Jørgen: Definitely like to have had some food in advance, but no heavy stuff. Half of us are vegetarians and like to eat light, that makes it possible to both eat and play without being weighed down from slow digestion. Wouldn't like to play hungry but there's an important balance there. We've been touring for so long that we know exactly what and when to eat now. Post show you may bring on the heavy stuff, both food and drink wise.

Max: We've played in Sweden a bunch of times and always really really loved it. It reminds us of New England, but people dress way better and you hear Robyn everywhere you go. We've also played in Denmark & Finland a couple times each, but, unfortunately, never in Norway (a gig in Oslo last summer was cancelled at the last minute).
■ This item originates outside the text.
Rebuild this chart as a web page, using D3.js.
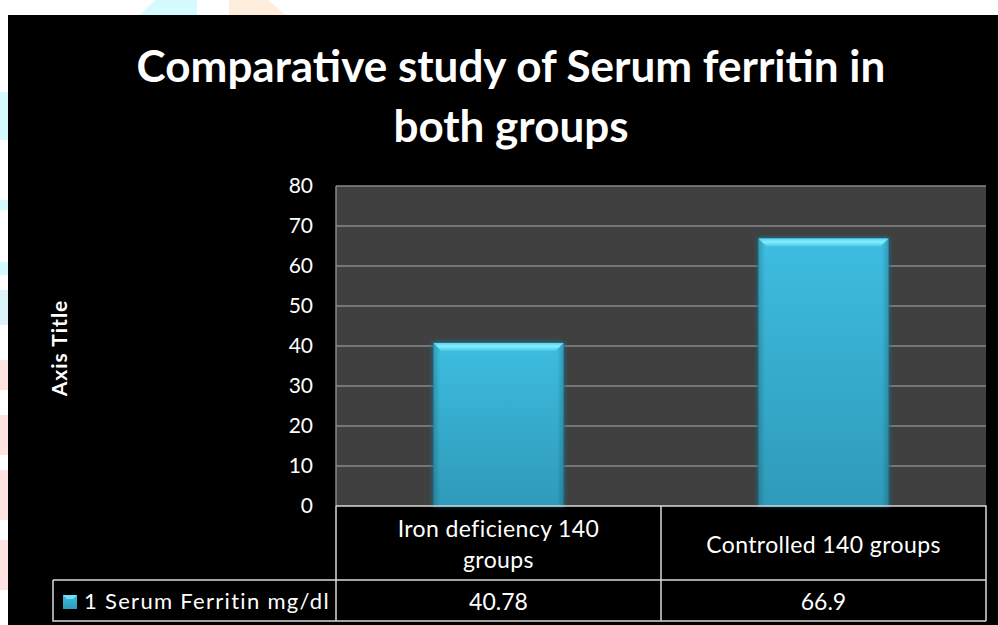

We've heard that intra-Scandinavian rivalries can get pretty catty. What do you all *really* think about Sweden and the Swedes, and the Swedish pop phenomenon in general? And the Danes & Finns?

Jørgen: It's not as bad as it seem, or as we may make it appear. I don't know what the other countries has going against us, probably the same old stupid neighborly jokes that's been around for ever. As kids in Norway we grew up on Scandinavian, mostly Swedish, literature and undubbed movies and TV series. I listened to, and read, Swedish without even thinking that it was another language. Being in these other Scandinavian countries now and getting every conversation returned in English makes a hopeless case of being this "Scandinavian family". -so yeah, maybe a tiny bit aggregation there.

Any how, the Swedes sure make good pop music, and we've drawn alot of inspiration from them through the years. Don't think that works visa versa, though, they tend to talk alot during our shows. -We like them still.

The Danish and the Finns I really don't know much about, all we get of their music is the occasional dreaded Eurovision contribution. They seem like a nice laid back kind. Wish I had more dirt on them, I really don't.